I f you travel from New York to any midsize or larger city, not just in the United States but in the Western world, you can now reliably find some portion of it that you’ll intuitively recognize as “Brooklyn”—as in “the Brooklyn of Portland” or “the Brooklyn of Montreal.” Think about that for a moment. The ascendancy of Brooklyn is a familiar and oft-told tale—nice blocks, good restaurants, beards—and the push-me-pull-you tug between upstart Brooklyn and king-of-the-castle Manhattan has long since settled into détente. Yet you would never, ever travel to another city and describe a neighborhood there as “the Manhattan of Seattle.” Why is that? Well, in part it’s because they only ever made one Chrysler Building. But it’s also testament to the fact that Brooklyn has, in a relatively short time, developed a distinct and recognizable set of characteristics that’s echoed in cities around the world but which finds its epicenter here. Not in Manhattan. In Brooklyn.
Maybe Manhattan, for all its recent transformation, is still too vast and jumbled and myth-encrusted to ever be summed up as one idea. Brooklyn, of course, is also vast and jumbled (some might argue vaster and jumblier), and is still composed of large, vibrant, and viable stretches that have little to do with the “Brooklyn” you recognize in Seattle. But the part we refer to as “Brooklyn” is now our city’s most dominant cultural export. And it’s being imagined into existence, in tiny pieces, every day, by the people pictured on the previous page.
They represent a new kind of Establishment in Brooklyn, one organized around creativity rather than elected office or ethnic enclaves. (For a colorful illustration of the old-world Brooklyn Establishment, Google “mayor of Carroll Gardens” and “Buddy Scotto.”) They don’t hold regular meetings as a cabal in a smoke-filled room; in fact, most of them never met before we took this picture. And they don’t constitute an exhaustive list but a selective sampling—the best, smartest, most creative ones we could fit on one Brooklyn street corner on one sunny afternoon. Yet if the defining characteristic of an Establishment is the influence it wields, well, these are precisely the sort of people who make up the Brooklyn Establishment circa 2010: writers, artists, musicians, gallery owners, designers, restaurateurs, flea-market entrepreneurs, and, yes, an artisanal butcher.

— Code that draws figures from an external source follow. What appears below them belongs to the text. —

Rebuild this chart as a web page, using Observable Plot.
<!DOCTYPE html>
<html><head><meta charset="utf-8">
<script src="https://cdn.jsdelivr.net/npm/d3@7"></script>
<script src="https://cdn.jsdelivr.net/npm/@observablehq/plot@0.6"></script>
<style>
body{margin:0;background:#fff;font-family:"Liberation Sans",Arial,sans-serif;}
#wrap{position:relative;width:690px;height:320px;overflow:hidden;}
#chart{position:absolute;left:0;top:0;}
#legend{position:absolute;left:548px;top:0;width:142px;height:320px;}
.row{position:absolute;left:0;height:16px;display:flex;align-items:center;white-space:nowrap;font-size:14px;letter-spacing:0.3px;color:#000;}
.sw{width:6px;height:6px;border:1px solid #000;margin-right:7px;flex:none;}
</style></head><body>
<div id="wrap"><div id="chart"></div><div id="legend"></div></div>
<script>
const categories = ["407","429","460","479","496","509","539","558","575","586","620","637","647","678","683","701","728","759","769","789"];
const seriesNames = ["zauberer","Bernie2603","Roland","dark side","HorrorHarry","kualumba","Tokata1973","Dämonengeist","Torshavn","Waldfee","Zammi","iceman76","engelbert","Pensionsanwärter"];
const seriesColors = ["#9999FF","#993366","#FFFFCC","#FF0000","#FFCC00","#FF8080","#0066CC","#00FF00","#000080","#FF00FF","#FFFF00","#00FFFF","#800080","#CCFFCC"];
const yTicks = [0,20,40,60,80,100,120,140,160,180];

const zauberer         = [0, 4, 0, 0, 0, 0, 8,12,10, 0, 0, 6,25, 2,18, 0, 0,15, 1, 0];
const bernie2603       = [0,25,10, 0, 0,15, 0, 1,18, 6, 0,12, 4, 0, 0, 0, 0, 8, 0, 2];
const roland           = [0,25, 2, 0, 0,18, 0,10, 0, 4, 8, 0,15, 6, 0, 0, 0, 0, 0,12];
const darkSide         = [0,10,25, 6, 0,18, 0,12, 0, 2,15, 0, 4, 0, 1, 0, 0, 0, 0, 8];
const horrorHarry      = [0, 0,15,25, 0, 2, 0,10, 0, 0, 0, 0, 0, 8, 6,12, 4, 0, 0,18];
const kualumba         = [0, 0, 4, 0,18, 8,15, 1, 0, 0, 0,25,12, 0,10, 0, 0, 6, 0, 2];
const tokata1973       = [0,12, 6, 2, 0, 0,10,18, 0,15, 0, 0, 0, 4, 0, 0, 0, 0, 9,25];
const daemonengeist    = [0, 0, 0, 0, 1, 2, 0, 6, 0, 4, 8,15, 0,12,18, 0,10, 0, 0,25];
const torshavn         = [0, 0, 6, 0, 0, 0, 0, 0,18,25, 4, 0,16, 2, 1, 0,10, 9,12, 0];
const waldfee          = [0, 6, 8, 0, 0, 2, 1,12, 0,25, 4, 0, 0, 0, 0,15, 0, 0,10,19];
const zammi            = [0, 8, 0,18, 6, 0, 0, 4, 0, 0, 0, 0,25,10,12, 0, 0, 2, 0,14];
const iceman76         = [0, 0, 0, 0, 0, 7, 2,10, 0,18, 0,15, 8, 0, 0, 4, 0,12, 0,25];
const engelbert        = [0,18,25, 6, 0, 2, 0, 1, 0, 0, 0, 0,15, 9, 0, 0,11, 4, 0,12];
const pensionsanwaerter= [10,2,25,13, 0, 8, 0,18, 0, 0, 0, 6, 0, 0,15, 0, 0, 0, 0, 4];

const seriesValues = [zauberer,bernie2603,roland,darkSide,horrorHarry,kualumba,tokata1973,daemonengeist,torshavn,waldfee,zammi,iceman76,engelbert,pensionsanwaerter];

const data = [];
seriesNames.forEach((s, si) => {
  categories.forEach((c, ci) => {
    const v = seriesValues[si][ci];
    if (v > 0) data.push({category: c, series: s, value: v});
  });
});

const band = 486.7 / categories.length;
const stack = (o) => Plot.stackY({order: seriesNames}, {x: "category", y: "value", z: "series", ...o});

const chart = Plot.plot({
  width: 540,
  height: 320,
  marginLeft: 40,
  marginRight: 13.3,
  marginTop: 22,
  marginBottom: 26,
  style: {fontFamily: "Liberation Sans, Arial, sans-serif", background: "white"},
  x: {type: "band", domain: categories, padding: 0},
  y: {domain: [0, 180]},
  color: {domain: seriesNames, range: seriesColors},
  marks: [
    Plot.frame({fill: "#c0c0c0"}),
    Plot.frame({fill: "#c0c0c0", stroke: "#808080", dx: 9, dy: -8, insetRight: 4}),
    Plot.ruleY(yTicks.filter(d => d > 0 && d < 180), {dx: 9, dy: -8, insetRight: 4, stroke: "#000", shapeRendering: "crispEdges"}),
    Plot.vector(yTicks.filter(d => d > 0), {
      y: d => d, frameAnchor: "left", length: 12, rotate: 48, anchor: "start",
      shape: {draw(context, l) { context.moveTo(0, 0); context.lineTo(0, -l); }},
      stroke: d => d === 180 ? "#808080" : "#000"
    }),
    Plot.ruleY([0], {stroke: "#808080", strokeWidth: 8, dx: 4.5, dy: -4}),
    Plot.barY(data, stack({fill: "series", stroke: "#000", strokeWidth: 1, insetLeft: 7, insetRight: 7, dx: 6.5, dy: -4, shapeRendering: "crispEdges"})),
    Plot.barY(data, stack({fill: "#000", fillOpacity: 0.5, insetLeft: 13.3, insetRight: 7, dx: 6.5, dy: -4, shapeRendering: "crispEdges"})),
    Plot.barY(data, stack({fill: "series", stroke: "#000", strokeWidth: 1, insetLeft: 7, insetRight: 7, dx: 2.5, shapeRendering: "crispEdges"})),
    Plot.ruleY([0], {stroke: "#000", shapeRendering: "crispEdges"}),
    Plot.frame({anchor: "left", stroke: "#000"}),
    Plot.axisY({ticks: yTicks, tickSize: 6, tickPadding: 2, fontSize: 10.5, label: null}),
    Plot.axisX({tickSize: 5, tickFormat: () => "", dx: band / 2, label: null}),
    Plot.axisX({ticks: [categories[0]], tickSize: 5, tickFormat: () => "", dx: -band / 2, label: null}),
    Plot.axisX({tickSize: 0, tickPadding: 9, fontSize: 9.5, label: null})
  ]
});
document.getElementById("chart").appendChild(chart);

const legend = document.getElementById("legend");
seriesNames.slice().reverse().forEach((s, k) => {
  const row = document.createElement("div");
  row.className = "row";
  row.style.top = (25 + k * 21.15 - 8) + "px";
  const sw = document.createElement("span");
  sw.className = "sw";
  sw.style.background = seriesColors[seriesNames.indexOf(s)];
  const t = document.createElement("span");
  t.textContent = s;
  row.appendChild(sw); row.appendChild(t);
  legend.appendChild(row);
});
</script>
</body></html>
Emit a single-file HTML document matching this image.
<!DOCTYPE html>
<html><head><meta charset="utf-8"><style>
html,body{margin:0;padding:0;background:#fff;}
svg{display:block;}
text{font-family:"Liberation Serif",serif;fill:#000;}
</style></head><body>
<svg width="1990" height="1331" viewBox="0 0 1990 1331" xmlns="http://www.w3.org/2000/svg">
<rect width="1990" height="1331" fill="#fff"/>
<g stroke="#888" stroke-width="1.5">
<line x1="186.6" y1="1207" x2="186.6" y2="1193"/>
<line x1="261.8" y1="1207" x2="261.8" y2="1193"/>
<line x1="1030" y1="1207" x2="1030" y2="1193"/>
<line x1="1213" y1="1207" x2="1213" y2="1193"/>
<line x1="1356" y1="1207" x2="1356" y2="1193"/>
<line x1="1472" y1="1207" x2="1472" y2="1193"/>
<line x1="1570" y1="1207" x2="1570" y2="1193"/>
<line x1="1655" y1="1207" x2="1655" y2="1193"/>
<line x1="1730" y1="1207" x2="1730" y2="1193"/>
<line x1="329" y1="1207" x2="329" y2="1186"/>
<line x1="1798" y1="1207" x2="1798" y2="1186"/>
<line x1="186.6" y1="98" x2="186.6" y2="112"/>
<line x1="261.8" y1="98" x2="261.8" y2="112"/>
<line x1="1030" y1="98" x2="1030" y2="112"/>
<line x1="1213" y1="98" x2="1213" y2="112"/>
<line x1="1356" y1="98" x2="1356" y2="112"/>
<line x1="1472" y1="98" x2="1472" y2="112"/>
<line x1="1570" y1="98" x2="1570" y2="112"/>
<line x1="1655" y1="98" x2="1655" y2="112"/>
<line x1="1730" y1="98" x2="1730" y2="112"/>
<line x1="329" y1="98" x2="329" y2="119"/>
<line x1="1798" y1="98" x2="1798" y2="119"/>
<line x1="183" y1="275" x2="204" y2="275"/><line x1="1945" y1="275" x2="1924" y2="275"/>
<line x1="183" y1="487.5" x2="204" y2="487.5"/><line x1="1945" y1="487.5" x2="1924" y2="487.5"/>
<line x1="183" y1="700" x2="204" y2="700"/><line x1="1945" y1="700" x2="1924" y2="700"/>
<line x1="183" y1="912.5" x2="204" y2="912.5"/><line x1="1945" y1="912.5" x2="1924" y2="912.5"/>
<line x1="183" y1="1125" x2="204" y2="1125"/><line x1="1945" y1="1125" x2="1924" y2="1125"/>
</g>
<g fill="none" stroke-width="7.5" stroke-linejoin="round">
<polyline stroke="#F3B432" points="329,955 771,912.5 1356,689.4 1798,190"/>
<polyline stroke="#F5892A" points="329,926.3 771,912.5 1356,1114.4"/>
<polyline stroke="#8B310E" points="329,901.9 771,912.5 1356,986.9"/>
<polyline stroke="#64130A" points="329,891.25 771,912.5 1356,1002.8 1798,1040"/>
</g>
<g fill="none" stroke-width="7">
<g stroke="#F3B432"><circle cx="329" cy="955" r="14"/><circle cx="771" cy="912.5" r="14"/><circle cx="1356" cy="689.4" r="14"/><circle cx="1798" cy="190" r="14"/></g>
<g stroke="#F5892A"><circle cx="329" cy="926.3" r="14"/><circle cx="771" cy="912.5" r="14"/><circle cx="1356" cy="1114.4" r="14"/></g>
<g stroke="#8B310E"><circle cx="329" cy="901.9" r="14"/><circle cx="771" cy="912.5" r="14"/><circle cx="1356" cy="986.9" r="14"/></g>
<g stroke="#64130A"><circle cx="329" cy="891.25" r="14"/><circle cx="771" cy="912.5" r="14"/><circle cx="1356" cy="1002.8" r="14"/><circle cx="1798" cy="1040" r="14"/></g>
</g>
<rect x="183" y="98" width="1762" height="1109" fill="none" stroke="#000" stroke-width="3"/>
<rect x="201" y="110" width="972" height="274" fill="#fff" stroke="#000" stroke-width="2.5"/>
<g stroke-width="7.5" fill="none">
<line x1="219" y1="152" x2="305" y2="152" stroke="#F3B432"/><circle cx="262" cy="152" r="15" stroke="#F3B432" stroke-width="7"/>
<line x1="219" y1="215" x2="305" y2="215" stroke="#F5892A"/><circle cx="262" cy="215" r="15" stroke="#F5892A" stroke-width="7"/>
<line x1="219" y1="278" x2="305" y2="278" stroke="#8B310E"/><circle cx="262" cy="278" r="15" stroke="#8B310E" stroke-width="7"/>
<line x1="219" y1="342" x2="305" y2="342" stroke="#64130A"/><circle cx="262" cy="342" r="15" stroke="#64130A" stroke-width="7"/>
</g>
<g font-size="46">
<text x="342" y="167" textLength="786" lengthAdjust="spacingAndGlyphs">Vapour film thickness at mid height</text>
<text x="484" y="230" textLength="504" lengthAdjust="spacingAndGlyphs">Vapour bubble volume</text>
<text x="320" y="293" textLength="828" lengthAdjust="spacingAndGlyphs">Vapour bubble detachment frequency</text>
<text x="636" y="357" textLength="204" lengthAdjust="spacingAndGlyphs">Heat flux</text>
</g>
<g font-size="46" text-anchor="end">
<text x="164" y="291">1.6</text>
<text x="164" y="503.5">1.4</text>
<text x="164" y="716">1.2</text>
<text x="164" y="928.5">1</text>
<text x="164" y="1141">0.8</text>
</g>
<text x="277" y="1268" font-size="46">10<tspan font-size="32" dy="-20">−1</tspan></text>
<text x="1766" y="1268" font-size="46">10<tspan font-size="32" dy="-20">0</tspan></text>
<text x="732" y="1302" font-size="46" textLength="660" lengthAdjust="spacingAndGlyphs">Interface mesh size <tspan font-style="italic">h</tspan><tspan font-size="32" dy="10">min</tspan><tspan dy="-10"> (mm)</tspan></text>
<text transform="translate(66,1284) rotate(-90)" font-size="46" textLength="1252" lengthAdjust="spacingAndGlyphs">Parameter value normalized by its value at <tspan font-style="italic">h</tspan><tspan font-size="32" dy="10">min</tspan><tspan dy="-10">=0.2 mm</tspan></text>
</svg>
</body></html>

You can start with a restaurant like Diner, opened by Andrew Tarlow and Mark Firth in Williamsburg in 1999 and now acknowledged as the birthplace of a haute-rustic approach that’s since been imitated endlessly in Brooklyn and beyond. Or with Jonathan Ames, the confessional novelist turned TV creator whose HBO series Bored to Death is a deft caricature of Brooklyn in all its heroic neuroses. Or designer Ouigi Theodore, owner of the Brooklyn Circus, a shop defining a new style you might call “Jazz Age B-boy.” Or David Alhadeff, owner of design store the Future Perfect; or Kae Burke, Anya Sapozhnikova, and Jordann Baker of House of Yes, an art space in East Williamsburg; or Rebecca Collerton and Caroline Fidanza (Diner alums) of lo-fi bakery-sandwich shop Saltie; or St. John Frizell of Red Hook bar Fort Defiance; or Tom Mylan, the all-world, old-school butcher at the Meat Hook; or Dan Zanes, the guy whose music every parent in Park Slope plays on repeat.
At this point, some of you will be tempted to say, “Yeah, yeah, sure, sure, that’s great. Now shut up, Brooklyn.” Whenever a place takes on a loosely knit collective personality, that personality will always fray into cliché. As Jonathan Lethem, author of The Fortress of Solitude, says of Brooklyn, “It’s one of the most agreeable, simpatico, attractive, and therefore completely obnoxious places to live on Earth.” This criticism is familiar to Jonathan Butler and Eric Demby, co-founders of Brooklyn Flea, a weekly market that’s less than three years old but is already an institution. After all, “The Flea has become a distillation of what people expect to find in Brooklyn—guys with beards, beautiful girls wearing rompers, artisanal food, and modern-industrial countrified antiques that are slightly overpriced,” jokes Demby. Yet the Flea is an instructive example, beyond the superficial trappings. Butler and Demby conceived it as a town square writ large. It’s aggressively curated yet communally imagined by its vendors. It exists as a cross between consumer bazaar and creative laboratory, promising high-quality offerings in a stridently low-key setting. And it’s packed with people earnestly cultivating a quirky interest (old vinyl, pickling, modern-industrial countrified antiques) and other people who, in turn, are happy and excited to support and celebrate those people. It’s a thriving hive united by a shared creative commitment: to find one specific thing, and do it very well. In other words, it’s not a town square writ large. It’s Brooklyn, writ small.